_Task description_:
Copy all of the material exactly. Pictures are not to appear in the copy.
= = =
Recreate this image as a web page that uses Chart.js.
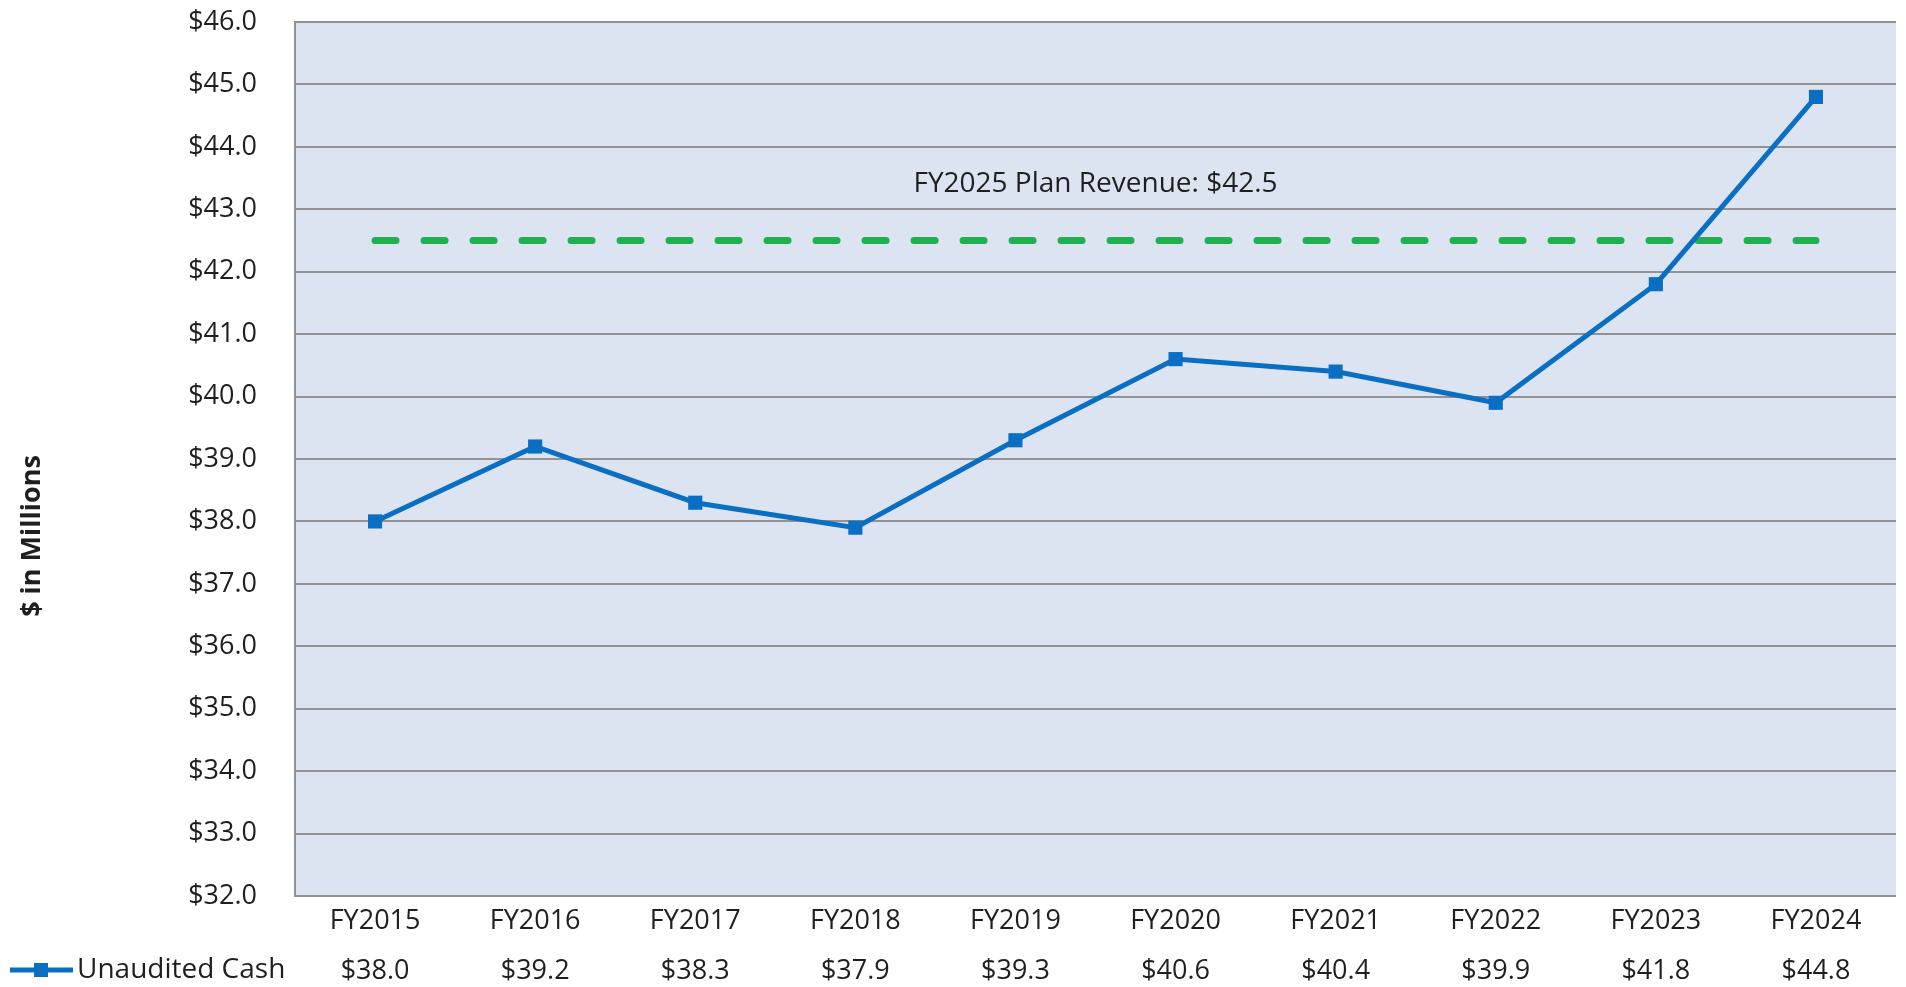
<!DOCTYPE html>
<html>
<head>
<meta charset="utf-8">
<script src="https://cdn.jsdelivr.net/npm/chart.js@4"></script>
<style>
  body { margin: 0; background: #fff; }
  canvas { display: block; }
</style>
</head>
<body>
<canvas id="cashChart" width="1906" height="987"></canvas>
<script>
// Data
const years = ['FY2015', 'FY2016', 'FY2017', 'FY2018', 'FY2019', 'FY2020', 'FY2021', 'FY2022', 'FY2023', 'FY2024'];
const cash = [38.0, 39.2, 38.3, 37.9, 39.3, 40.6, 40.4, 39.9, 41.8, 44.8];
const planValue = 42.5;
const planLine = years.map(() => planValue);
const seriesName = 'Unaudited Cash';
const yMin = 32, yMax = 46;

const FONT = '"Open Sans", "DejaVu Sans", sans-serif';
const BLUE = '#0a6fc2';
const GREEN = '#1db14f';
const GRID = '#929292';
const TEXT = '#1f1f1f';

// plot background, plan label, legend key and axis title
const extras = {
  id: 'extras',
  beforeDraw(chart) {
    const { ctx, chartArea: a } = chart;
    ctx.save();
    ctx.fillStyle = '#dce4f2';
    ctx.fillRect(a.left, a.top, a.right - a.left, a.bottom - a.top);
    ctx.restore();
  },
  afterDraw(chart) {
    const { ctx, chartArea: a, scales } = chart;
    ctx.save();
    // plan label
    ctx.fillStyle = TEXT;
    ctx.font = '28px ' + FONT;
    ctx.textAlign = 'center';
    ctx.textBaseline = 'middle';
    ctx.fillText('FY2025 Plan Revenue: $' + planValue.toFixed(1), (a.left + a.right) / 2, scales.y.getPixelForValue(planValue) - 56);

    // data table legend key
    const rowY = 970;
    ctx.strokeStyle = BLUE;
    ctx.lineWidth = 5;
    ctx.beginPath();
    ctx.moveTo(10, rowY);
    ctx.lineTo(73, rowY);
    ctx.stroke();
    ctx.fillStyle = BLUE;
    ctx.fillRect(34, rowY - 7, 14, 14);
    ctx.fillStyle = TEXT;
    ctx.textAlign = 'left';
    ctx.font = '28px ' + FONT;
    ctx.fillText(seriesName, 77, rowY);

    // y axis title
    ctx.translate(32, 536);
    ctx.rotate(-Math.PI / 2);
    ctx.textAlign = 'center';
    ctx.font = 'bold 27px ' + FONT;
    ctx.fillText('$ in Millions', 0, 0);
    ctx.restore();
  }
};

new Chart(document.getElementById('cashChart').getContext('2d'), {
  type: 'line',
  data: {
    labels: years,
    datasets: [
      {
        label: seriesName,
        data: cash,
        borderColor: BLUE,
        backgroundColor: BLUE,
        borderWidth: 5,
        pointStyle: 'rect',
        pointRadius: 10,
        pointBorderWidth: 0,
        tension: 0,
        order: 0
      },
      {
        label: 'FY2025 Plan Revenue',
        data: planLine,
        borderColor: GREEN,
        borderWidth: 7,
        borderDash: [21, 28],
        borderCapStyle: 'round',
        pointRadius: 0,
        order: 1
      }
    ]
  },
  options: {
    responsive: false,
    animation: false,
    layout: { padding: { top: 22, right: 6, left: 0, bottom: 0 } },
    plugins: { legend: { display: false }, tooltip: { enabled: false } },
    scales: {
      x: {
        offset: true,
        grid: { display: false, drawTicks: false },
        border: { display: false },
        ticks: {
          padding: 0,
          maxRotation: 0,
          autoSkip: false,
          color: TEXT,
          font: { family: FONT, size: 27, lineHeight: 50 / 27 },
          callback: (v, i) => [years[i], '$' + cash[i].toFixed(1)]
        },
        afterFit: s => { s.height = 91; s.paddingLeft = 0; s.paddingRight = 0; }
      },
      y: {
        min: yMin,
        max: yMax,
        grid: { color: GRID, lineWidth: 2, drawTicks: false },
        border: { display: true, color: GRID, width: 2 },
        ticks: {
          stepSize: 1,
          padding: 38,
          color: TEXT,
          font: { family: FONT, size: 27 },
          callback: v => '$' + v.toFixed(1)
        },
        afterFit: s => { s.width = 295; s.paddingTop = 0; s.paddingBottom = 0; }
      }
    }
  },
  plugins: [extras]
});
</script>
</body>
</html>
= = =
_Output for this task_:
Recreate this image as a web page that uses Chart.js.
<!DOCTYPE html>
<html>
<head>
<meta charset="utf-8">
<script src="https://cdn.jsdelivr.net/npm/chart.js@4"></script>
<style>
  body { margin: 0; background: #fff; }
  canvas { display: block; }
</style>
</head>
<body>
<canvas id="cashChart" width="1906" height="987"></canvas>
<script>
// Data
const years = ['FY2015', 'FY2016', 'FY2017', 'FY2018', 'FY2019', 'FY2020', 'FY2021', 'FY2022', 'FY2023', 'FY2024'];
const cash = [38.0, 39.2, 38.3, 37.9, 39.3, 40.6, 40.4, 39.9, 41.8, 44.8];
const planValue = 42.5;
const planLine = years.map(() => planValue);
const seriesName = 'Unaudited Cash';
const yMin = 32, yMax = 46;

const FONT = '"Open Sans", "DejaVu Sans", sans-serif';
const BLUE = '#0a6fc2';
const GREEN = '#1db14f';
const GRID = '#929292';
const TEXT = '#1f1f1f';

// plot background, plan label, legend key and axis title
const extras = {
  id: 'extras',
  beforeDraw(chart) {
    const { ctx, chartArea: a } = chart;
    ctx.save();
    ctx.fillStyle = '#dce4f2';
    ctx.fillRect(a.left, a.top, a.right - a.left, a.bottom - a.top);
    ctx.restore();
  },
  afterDraw(chart) {
    const { ctx, chartArea: a, scales } = chart;
    ctx.save();
    // plan label
    ctx.fillStyle = TEXT;
    ctx.font = '28px ' + FONT;
    ctx.textAlign = 'center';
    ctx.textBaseline = 'middle';
    ctx.fillText('FY2025 Plan Revenue: $' + planValue.toFixed(1), (a.left + a.right) / 2, scales.y.getPixelForValue(planValue) - 56);

    // data table legend key
    const rowY = 970;
    ctx.strokeStyle = BLUE;
    ctx.lineWidth = 5;
    ctx.beginPath();
    ctx.moveTo(10, rowY);
    ctx.lineTo(73, rowY);
    ctx.stroke();
    ctx.fillStyle = BLUE;
    ctx.fillRect(34, rowY - 7, 14, 14);
    ctx.fillStyle = TEXT;
    ctx.textAlign = 'left';
    ctx.font = '28px ' + FONT;
    ctx.fillText(seriesName, 77, rowY);

    // y axis title
    ctx.translate(32, 536);
    ctx.rotate(-Math.PI / 2);
    ctx.textAlign = 'center';
    ctx.font = 'bold 27px ' + FONT;
    ctx.fillText('$ in Millions', 0, 0);
    ctx.restore();
  }
};

new Chart(document.getElementById('cashChart').getContext('2d'), {
  type: 'line',
  data: {
    labels: years,
    datasets: [
      {
        label: seriesName,
        data: cash,
        borderColor: BLUE,
        backgroundColor: BLUE,
        borderWidth: 5,
        pointStyle: 'rect',
        pointRadius: 10,
        pointBorderWidth: 0,
        tension: 0,
        order: 0
      },
      {
        label: 'FY2025 Plan Revenue',
        data: planLine,
        borderColor: GREEN,
        borderWidth: 7,
        borderDash: [21, 28],
        borderCapStyle: 'round',
        pointRadius: 0,
        order: 1
      }
    ]
  },
  options: {
    responsive: false,
    animation: false,
    layout: { padding: { top: 22, right: 6, left: 0, bottom: 0 } },
    plugins: { legend: { display: false }, tooltip: { enabled: false } },
    scales: {
      x: {
        offset: true,
        grid: { display: false, drawTicks: false },
        border: { display: false },
        ticks: {
          padding: 0,
          maxRotation: 0,
          autoSkip: false,
          color: TEXT,
          font: { family: FONT, size: 27, lineHeight: 50 / 27 },
          callback: (v, i) => [years[i], '$' + cash[i].toFixed(1)]
        },
        afterFit: s => { s.height = 91; s.paddingLeft = 0; s.paddingRight = 0; }
      },
      y: {
        min: yMin,
        max: yMax,
        grid: { color: GRID, lineWidth: 2, drawTicks: false },
        border: { display: true, color: GRID, width: 2 },
        ticks: {
          stepSize: 1,
          padding: 38,
          color: TEXT,
          font: { family: FONT, size: 27 },
          callback: v => '$' + v.toFixed(1)
        },
        afterFit: s => { s.width = 295; s.paddingTop = 0; s.paddingBottom = 0; }
      }
    }
  },
  plugins: [extras]
});
</script>
</body>
</html>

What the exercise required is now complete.